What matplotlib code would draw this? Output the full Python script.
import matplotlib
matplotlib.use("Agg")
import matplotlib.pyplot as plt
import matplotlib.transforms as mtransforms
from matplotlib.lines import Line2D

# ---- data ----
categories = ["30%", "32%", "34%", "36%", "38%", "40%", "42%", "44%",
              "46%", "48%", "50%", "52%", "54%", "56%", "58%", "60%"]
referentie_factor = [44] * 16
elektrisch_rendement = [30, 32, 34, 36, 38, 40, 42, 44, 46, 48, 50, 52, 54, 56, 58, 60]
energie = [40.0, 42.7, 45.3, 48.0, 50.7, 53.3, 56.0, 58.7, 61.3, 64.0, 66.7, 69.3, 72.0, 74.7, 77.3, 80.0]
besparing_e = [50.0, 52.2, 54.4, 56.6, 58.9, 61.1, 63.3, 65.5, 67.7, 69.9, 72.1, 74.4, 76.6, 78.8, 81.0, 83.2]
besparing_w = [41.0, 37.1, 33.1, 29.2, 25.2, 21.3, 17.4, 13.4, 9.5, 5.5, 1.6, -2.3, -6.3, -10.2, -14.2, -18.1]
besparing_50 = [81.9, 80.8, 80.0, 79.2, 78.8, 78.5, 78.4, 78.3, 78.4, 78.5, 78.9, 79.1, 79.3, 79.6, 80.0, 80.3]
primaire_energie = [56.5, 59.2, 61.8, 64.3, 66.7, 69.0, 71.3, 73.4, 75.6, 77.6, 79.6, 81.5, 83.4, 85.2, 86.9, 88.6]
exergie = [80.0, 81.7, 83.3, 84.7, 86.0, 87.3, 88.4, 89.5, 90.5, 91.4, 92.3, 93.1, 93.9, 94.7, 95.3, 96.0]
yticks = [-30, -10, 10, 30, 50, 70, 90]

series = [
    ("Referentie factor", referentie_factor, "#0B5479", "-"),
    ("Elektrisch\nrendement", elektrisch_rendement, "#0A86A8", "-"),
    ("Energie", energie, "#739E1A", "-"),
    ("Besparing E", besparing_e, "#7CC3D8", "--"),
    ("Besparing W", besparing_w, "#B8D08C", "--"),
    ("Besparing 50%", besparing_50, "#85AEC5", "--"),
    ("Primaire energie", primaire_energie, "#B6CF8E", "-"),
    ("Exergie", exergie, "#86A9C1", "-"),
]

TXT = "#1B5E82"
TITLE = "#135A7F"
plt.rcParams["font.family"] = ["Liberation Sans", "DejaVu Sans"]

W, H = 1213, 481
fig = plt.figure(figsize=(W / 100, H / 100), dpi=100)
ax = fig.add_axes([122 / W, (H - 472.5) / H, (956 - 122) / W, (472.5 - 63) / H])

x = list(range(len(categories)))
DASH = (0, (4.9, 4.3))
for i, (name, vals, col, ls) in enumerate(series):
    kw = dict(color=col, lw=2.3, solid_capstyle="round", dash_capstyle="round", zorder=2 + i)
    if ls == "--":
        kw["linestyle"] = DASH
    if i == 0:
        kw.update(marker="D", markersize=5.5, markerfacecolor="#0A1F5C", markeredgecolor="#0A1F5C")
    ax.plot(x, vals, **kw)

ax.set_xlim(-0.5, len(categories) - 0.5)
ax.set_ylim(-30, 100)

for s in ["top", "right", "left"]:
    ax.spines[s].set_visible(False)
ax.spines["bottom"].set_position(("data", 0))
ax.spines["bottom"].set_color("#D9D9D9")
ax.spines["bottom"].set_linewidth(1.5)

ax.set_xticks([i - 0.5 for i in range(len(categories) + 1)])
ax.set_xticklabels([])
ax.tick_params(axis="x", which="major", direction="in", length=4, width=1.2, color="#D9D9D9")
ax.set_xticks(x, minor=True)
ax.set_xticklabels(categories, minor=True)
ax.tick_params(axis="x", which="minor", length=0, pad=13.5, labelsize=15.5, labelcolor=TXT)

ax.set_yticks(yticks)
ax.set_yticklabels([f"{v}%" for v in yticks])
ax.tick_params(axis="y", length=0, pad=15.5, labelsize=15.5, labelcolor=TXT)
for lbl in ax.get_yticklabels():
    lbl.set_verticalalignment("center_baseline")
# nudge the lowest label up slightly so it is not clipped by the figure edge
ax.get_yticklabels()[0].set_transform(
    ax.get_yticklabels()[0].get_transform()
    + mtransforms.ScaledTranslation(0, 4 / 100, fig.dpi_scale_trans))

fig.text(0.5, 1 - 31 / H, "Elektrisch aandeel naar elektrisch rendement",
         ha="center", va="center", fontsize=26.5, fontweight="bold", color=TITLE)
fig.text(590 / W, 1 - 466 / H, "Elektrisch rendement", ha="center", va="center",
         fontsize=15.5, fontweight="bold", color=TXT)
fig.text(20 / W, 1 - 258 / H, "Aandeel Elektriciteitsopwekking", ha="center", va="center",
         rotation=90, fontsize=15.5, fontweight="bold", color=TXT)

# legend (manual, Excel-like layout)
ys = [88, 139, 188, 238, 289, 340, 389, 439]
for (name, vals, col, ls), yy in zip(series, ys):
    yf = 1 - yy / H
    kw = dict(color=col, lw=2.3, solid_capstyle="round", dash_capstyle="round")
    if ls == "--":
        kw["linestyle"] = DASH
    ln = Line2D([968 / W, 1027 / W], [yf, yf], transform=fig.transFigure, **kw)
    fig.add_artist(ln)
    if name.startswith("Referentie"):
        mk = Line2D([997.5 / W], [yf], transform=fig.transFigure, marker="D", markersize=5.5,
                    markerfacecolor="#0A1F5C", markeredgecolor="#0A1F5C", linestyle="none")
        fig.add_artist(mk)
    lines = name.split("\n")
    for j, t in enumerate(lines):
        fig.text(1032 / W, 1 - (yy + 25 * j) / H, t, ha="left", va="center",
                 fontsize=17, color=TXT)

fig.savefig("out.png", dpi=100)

_WRITTEN TASK_
Please quote the data above in full, with no line missing.

_FINAL ANSWER_
What matplotlib code would draw this? Output the full Python script.
import matplotlib
matplotlib.use("Agg")
import matplotlib.pyplot as plt
import matplotlib.transforms as mtransforms
from matplotlib.lines import Line2D

# ---- data ----
categories = ["30%", "32%", "34%", "36%", "38%", "40%", "42%", "44%",
              "46%", "48%", "50%", "52%", "54%", "56%", "58%", "60%"]
referentie_factor = [44] * 16
elektrisch_rendement = [30, 32, 34, 36, 38, 40, 42, 44, 46, 48, 50, 52, 54, 56, 58, 60]
energie = [40.0, 42.7, 45.3, 48.0, 50.7, 53.3, 56.0, 58.7, 61.3, 64.0, 66.7, 69.3, 72.0, 74.7, 77.3, 80.0]
besparing_e = [50.0, 52.2, 54.4, 56.6, 58.9, 61.1, 63.3, 65.5, 67.7, 69.9, 72.1, 74.4, 76.6, 78.8, 81.0, 83.2]
besparing_w = [41.0, 37.1, 33.1, 29.2, 25.2, 21.3, 17.4, 13.4, 9.5, 5.5, 1.6, -2.3, -6.3, -10.2, -14.2, -18.1]
besparing_50 = [81.9, 80.8, 80.0, 79.2, 78.8, 78.5, 78.4, 78.3, 78.4, 78.5, 78.9, 79.1, 79.3, 79.6, 80.0, 80.3]
primaire_energie = [56.5, 59.2, 61.8, 64.3, 66.7, 69.0, 71.3, 73.4, 75.6, 77.6, 79.6, 81.5, 83.4, 85.2, 86.9, 88.6]
exergie = [80.0, 81.7, 83.3, 84.7, 86.0, 87.3, 88.4, 89.5, 90.5, 91.4, 92.3, 93.1, 93.9, 94.7, 95.3, 96.0]
yticks = [-30, -10, 10, 30, 50, 70, 90]

series = [
    ("Referentie factor", referentie_factor, "#0B5479", "-"),
    ("Elektrisch\nrendement", elektrisch_rendement, "#0A86A8", "-"),
    ("Energie", energie, "#739E1A", "-"),
    ("Besparing E", besparing_e, "#7CC3D8", "--"),
    ("Besparing W", besparing_w, "#B8D08C", "--"),
    ("Besparing 50%", besparing_50, "#85AEC5", "--"),
    ("Primaire energie", primaire_energie, "#B6CF8E", "-"),
    ("Exergie", exergie, "#86A9C1", "-"),
]

TXT = "#1B5E82"
TITLE = "#135A7F"
plt.rcParams["font.family"] = ["Liberation Sans", "DejaVu Sans"]

W, H = 1213, 481
fig = plt.figure(figsize=(W / 100, H / 100), dpi=100)
ax = fig.add_axes([122 / W, (H - 472.5) / H, (956 - 122) / W, (472.5 - 63) / H])

x = list(range(len(categories)))
DASH = (0, (4.9, 4.3))
for i, (name, vals, col, ls) in enumerate(series):
    kw = dict(color=col, lw=2.3, solid_capstyle="round", dash_capstyle="round", zorder=2 + i)
    if ls == "--":
        kw["linestyle"] = DASH
    if i == 0:
        kw.update(marker="D", markersize=5.5, markerfacecolor="#0A1F5C", markeredgecolor="#0A1F5C")
    ax.plot(x, vals, **kw)

ax.set_xlim(-0.5, len(categories) - 0.5)
ax.set_ylim(-30, 100)

for s in ["top", "right", "left"]:
    ax.spines[s].set_visible(False)
ax.spines["bottom"].set_position(("data", 0))
ax.spines["bottom"].set_color("#D9D9D9")
ax.spines["bottom"].set_linewidth(1.5)

ax.set_xticks([i - 0.5 for i in range(len(categories) + 1)])
ax.set_xticklabels([])
ax.tick_params(axis="x", which="major", direction="in", length=4, width=1.2, color="#D9D9D9")
ax.set_xticks(x, minor=True)
ax.set_xticklabels(categories, minor=True)
ax.tick_params(axis="x", which="minor", length=0, pad=13.5, labelsize=15.5, labelcolor=TXT)

ax.set_yticks(yticks)
ax.set_yticklabels([f"{v}%" for v in yticks])
ax.tick_params(axis="y", length=0, pad=15.5, labelsize=15.5, labelcolor=TXT)
for lbl in ax.get_yticklabels():
    lbl.set_verticalalignment("center_baseline")
# nudge the lowest label up slightly so it is not clipped by the figure edge
ax.get_yticklabels()[0].set_transform(
    ax.get_yticklabels()[0].get_transform()
    + mtransforms.ScaledTranslation(0, 4 / 100, fig.dpi_scale_trans))

fig.text(0.5, 1 - 31 / H, "Elektrisch aandeel naar elektrisch rendement",
         ha="center", va="center", fontsize=26.5, fontweight="bold", color=TITLE)
fig.text(590 / W, 1 - 466 / H, "Elektrisch rendement", ha="center", va="center",
         fontsize=15.5, fontweight="bold", color=TXT)
fig.text(20 / W, 1 - 258 / H, "Aandeel Elektriciteitsopwekking", ha="center", va="center",
         rotation=90, fontsize=15.5, fontweight="bold", color=TXT)

# legend (manual, Excel-like layout)
ys = [88, 139, 188, 238, 289, 340, 389, 439]
for (name, vals, col, ls), yy in zip(series, ys):
    yf = 1 - yy / H
    kw = dict(color=col, lw=2.3, solid_capstyle="round", dash_capstyle="round")
    if ls == "--":
        kw["linestyle"] = DASH
    ln = Line2D([968 / W, 1027 / W], [yf, yf], transform=fig.transFigure, **kw)
    fig.add_artist(ln)
    if name.startswith("Referentie"):
        mk = Line2D([997.5 / W], [yf], transform=fig.transFigure, marker="D", markersize=5.5,
                    markerfacecolor="#0A1F5C", markeredgecolor="#0A1F5C", linestyle="none")
        fig.add_artist(mk)
    lines = name.split("\n")
    for j, t in enumerate(lines):
        fig.text(1032 / W, 1 - (yy + 25 * j) / H, t, ha="left", va="center",
                 fontsize=17, color=TXT)

fig.savefig("out.png", dpi=100)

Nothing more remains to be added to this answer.